**WORK TO DO:** Retype each record below word for word. Leave the pictures out.

**Saved data entries:**

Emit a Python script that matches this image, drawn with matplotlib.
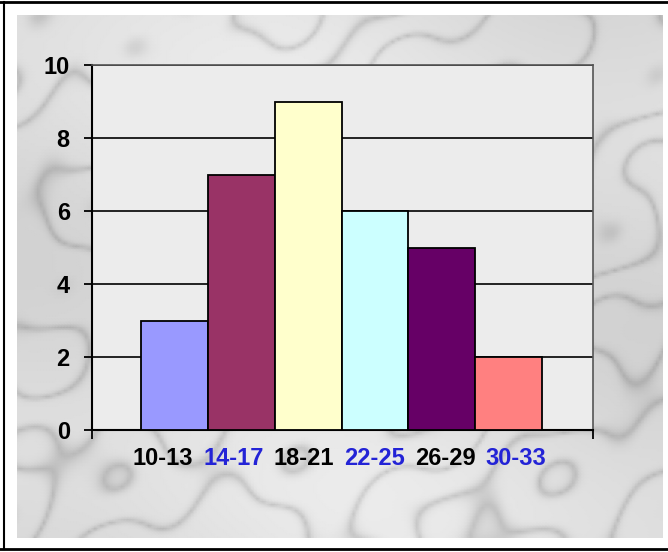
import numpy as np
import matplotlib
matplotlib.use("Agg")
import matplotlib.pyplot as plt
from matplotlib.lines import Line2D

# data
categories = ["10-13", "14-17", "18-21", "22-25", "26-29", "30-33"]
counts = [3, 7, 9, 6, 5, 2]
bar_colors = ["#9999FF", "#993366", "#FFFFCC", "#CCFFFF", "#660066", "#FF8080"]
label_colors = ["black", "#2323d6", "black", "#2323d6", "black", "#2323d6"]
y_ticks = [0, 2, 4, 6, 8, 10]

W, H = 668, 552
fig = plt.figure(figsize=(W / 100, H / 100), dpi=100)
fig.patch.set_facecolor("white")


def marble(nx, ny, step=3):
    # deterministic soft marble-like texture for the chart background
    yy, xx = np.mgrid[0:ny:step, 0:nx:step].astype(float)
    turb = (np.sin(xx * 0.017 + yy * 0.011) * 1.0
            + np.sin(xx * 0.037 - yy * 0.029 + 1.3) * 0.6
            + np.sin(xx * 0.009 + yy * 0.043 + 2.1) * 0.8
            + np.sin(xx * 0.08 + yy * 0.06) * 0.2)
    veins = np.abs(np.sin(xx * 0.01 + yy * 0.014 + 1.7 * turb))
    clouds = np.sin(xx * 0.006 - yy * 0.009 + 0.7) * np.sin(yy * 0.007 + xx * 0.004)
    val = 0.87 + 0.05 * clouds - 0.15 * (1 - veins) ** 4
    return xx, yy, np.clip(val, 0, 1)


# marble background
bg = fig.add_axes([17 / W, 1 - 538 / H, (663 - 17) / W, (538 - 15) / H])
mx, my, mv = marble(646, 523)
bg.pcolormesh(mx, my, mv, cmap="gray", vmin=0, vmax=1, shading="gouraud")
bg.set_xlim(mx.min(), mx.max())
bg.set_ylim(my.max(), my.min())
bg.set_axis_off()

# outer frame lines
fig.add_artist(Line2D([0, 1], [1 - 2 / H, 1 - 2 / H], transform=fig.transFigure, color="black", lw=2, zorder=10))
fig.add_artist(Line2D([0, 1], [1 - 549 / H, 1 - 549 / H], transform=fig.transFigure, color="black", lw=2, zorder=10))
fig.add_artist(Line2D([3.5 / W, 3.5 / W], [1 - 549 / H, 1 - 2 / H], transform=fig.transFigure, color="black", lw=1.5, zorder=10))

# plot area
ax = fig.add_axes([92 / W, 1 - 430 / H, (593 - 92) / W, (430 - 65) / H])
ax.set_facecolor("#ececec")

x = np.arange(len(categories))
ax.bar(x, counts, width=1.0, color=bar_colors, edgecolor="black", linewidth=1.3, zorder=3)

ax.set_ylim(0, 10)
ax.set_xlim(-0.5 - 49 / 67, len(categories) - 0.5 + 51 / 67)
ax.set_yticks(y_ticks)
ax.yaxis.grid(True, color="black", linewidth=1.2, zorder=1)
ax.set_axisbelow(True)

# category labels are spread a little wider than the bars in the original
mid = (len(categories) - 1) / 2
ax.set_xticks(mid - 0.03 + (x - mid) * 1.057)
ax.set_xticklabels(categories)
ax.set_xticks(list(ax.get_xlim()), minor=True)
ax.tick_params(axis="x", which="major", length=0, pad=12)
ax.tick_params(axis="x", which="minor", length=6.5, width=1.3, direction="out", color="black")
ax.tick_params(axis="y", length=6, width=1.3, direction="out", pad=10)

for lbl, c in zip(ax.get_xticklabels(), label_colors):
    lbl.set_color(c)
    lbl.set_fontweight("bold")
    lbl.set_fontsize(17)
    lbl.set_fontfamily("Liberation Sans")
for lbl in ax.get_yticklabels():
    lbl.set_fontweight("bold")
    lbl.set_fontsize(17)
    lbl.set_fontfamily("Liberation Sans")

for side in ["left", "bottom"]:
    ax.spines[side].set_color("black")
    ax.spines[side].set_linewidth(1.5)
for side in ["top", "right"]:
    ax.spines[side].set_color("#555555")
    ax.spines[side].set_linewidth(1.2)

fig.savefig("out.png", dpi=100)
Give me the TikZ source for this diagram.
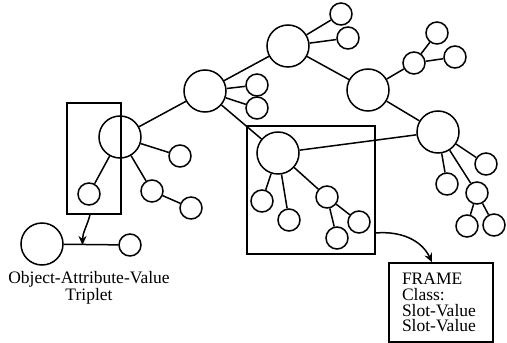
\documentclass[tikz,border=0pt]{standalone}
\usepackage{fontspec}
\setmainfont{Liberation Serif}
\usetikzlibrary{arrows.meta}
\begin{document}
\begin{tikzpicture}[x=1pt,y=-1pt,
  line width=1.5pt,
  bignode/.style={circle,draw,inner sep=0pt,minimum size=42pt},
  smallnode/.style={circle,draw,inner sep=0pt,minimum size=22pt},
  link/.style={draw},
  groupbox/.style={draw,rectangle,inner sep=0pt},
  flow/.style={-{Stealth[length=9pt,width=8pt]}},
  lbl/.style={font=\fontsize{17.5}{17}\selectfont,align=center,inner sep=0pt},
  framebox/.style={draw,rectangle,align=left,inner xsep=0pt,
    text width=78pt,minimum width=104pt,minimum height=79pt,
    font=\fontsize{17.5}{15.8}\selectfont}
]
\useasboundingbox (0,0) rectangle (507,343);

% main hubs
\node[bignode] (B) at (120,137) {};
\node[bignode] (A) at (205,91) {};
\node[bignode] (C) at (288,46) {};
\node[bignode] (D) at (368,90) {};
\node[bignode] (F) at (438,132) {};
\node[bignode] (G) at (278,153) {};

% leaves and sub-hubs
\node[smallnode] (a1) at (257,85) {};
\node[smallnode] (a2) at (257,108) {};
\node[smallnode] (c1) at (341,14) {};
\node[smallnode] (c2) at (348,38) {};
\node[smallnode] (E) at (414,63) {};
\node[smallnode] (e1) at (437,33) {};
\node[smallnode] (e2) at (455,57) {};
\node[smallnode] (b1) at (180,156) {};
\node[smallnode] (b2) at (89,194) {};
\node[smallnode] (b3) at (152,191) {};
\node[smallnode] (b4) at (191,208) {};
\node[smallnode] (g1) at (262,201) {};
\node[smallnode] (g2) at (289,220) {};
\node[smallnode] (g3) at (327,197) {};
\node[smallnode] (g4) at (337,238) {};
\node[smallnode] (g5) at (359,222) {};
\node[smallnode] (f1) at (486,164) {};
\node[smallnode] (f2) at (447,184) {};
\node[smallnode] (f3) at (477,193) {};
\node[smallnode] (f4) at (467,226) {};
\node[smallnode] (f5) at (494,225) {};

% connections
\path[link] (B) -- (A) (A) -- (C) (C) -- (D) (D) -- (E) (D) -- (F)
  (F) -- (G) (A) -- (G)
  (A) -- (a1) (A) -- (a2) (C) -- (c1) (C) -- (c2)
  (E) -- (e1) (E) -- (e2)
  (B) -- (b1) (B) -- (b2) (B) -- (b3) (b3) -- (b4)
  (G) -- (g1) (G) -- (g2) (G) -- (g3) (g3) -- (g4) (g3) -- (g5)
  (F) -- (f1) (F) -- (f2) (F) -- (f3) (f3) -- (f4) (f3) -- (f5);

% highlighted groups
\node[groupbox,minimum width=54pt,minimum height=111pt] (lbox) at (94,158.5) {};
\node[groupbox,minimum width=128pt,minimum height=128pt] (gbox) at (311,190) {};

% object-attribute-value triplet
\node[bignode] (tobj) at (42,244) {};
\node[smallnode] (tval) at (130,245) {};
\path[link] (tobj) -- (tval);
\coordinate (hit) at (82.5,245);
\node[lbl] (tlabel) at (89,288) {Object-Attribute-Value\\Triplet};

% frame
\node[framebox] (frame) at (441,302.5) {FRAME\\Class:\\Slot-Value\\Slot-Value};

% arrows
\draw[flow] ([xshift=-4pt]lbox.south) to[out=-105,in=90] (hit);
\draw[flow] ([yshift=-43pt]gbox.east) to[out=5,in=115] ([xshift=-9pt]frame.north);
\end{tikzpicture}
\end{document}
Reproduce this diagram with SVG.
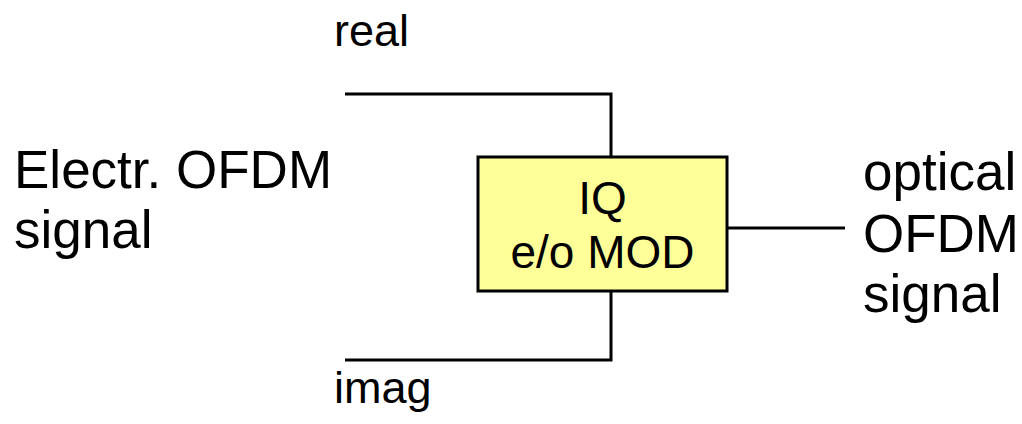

**COMPLETED EXERCISE:**
Emit a Python script that matches this image, drawn with matplotlib.
import numpy as np
import matplotlib
matplotlib.use("Agg")
import matplotlib.pyplot as plt
from matplotlib.lines import Line2D

# data
categories = ["10-13", "14-17", "18-21", "22-25", "26-29", "30-33"]
counts = [3, 7, 9, 6, 5, 2]
bar_colors = ["#9999FF", "#993366", "#FFFFCC", "#CCFFFF", "#660066", "#FF8080"]
label_colors = ["black", "#2323d6", "black", "#2323d6", "black", "#2323d6"]
y_ticks = [0, 2, 4, 6, 8, 10]

W, H = 668, 552
fig = plt.figure(figsize=(W / 100, H / 100), dpi=100)
fig.patch.set_facecolor("white")


def marble(nx, ny, step=3):
    # deterministic soft marble-like texture for the chart background
    yy, xx = np.mgrid[0:ny:step, 0:nx:step].astype(float)
    turb = (np.sin(xx * 0.017 + yy * 0.011) * 1.0
            + np.sin(xx * 0.037 - yy * 0.029 + 1.3) * 0.6
            + np.sin(xx * 0.009 + yy * 0.043 + 2.1) * 0.8
            + np.sin(xx * 0.08 + yy * 0.06) * 0.2)
    veins = np.abs(np.sin(xx * 0.01 + yy * 0.014 + 1.7 * turb))
    clouds = np.sin(xx * 0.006 - yy * 0.009 + 0.7) * np.sin(yy * 0.007 + xx * 0.004)
    val = 0.87 + 0.05 * clouds - 0.15 * (1 - veins) ** 4
    return xx, yy, np.clip(val, 0, 1)


# marble background
bg = fig.add_axes([17 / W, 1 - 538 / H, (663 - 17) / W, (538 - 15) / H])
mx, my, mv = marble(646, 523)
bg.pcolormesh(mx, my, mv, cmap="gray", vmin=0, vmax=1, shading="gouraud")
bg.set_xlim(mx.min(), mx.max())
bg.set_ylim(my.max(), my.min())
bg.set_axis_off()

# outer frame lines
fig.add_artist(Line2D([0, 1], [1 - 2 / H, 1 - 2 / H], transform=fig.transFigure, color="black", lw=2, zorder=10))
fig.add_artist(Line2D([0, 1], [1 - 549 / H, 1 - 549 / H], transform=fig.transFigure, color="black", lw=2, zorder=10))
fig.add_artist(Line2D([3.5 / W, 3.5 / W], [1 - 549 / H, 1 - 2 / H], transform=fig.transFigure, color="black", lw=1.5, zorder=10))

# plot area
ax = fig.add_axes([92 / W, 1 - 430 / H, (593 - 92) / W, (430 - 65) / H])
ax.set_facecolor("#ececec")

x = np.arange(len(categories))
ax.bar(x, counts, width=1.0, color=bar_colors, edgecolor="black", linewidth=1.3, zorder=3)

ax.set_ylim(0, 10)
ax.set_xlim(-0.5 - 49 / 67, len(categories) - 0.5 + 51 / 67)
ax.set_yticks(y_ticks)
ax.yaxis.grid(True, color="black", linewidth=1.2, zorder=1)
ax.set_axisbelow(True)

# category labels are spread a little wider than the bars in the original
mid = (len(categories) - 1) / 2
ax.set_xticks(mid - 0.03 + (x - mid) * 1.057)
ax.set_xticklabels(categories)
ax.set_xticks(list(ax.get_xlim()), minor=True)
ax.tick_params(axis="x", which="major", length=0, pad=12)
ax.tick_params(axis="x", which="minor", length=6.5, width=1.3, direction="out", color="black")
ax.tick_params(axis="y", length=6, width=1.3, direction="out", pad=10)

for lbl, c in zip(ax.get_xticklabels(), label_colors):
    lbl.set_color(c)
    lbl.set_fontweight("bold")
    lbl.set_fontsize(17)
    lbl.set_fontfamily("Liberation Sans")
for lbl in ax.get_yticklabels():
    lbl.set_fontweight("bold")
    lbl.set_fontsize(17)
    lbl.set_fontfamily("Liberation Sans")

for side in ["left", "bottom"]:
    ax.spines[side].set_color("black")
    ax.spines[side].set_linewidth(1.5)
for side in ["top", "right"]:
    ax.spines[side].set_color("#555555")
    ax.spines[side].set_linewidth(1.2)

fig.savefig("out.png", dpi=100)
Give me the TikZ source for this diagram.
\documentclass[tikz,border=0pt]{standalone}
\usepackage{fontspec}
\setmainfont{Liberation Serif}
\usetikzlibrary{arrows.meta}
\begin{document}
\begin{tikzpicture}[x=1pt,y=-1pt,
  line width=1.5pt,
  bignode/.style={circle,draw,inner sep=0pt,minimum size=42pt},
  smallnode/.style={circle,draw,inner sep=0pt,minimum size=22pt},
  link/.style={draw},
  groupbox/.style={draw,rectangle,inner sep=0pt},
  flow/.style={-{Stealth[length=9pt,width=8pt]}},
  lbl/.style={font=\fontsize{17.5}{17}\selectfont,align=center,inner sep=0pt},
  framebox/.style={draw,rectangle,align=left,inner xsep=0pt,
    text width=78pt,minimum width=104pt,minimum height=79pt,
    font=\fontsize{17.5}{15.8}\selectfont}
]
\useasboundingbox (0,0) rectangle (507,343);

% main hubs
\node[bignode] (B) at (120,137) {};
\node[bignode] (A) at (205,91) {};
\node[bignode] (C) at (288,46) {};
\node[bignode] (D) at (368,90) {};
\node[bignode] (F) at (438,132) {};
\node[bignode] (G) at (278,153) {};

% leaves and sub-hubs
\node[smallnode] (a1) at (257,85) {};
\node[smallnode] (a2) at (257,108) {};
\node[smallnode] (c1) at (341,14) {};
\node[smallnode] (c2) at (348,38) {};
\node[smallnode] (E) at (414,63) {};
\node[smallnode] (e1) at (437,33) {};
\node[smallnode] (e2) at (455,57) {};
\node[smallnode] (b1) at (180,156) {};
\node[smallnode] (b2) at (89,194) {};
\node[smallnode] (b3) at (152,191) {};
\node[smallnode] (b4) at (191,208) {};
\node[smallnode] (g1) at (262,201) {};
\node[smallnode] (g2) at (289,220) {};
\node[smallnode] (g3) at (327,197) {};
\node[smallnode] (g4) at (337,238) {};
\node[smallnode] (g5) at (359,222) {};
\node[smallnode] (f1) at (486,164) {};
\node[smallnode] (f2) at (447,184) {};
\node[smallnode] (f3) at (477,193) {};
\node[smallnode] (f4) at (467,226) {};
\node[smallnode] (f5) at (494,225) {};

% connections
\path[link] (B) -- (A) (A) -- (C) (C) -- (D) (D) -- (E) (D) -- (F)
  (F) -- (G) (A) -- (G)
  (A) -- (a1) (A) -- (a2) (C) -- (c1) (C) -- (c2)
  (E) -- (e1) (E) -- (e2)
  (B) -- (b1) (B) -- (b2) (B) -- (b3) (b3) -- (b4)
  (G) -- (g1) (G) -- (g2) (G) -- (g3) (g3) -- (g4) (g3) -- (g5)
  (F) -- (f1) (F) -- (f2) (F) -- (f3) (f3) -- (f4) (f3) -- (f5);

% highlighted groups
\node[groupbox,minimum width=54pt,minimum height=111pt] (lbox) at (94,158.5) {};
\node[groupbox,minimum width=128pt,minimum height=128pt] (gbox) at (311,190) {};

% object-attribute-value triplet
\node[bignode] (tobj) at (42,244) {};
\node[smallnode] (tval) at (130,245) {};
\path[link] (tobj) -- (tval);
\coordinate (hit) at (82.5,245);
\node[lbl] (tlabel) at (89,288) {Object-Attribute-Value\\Triplet};

% frame
\node[framebox] (frame) at (441,302.5) {FRAME\\Class:\\Slot-Value\\Slot-Value};

% arrows
\draw[flow] ([xshift=-4pt]lbox.south) to[out=-105,in=90] (hit);
\draw[flow] ([yshift=-43pt]gbox.east) to[out=5,in=115] ([xshift=-9pt]frame.north);
\end{tikzpicture}
\end{document}
Reproduce this diagram with SVG.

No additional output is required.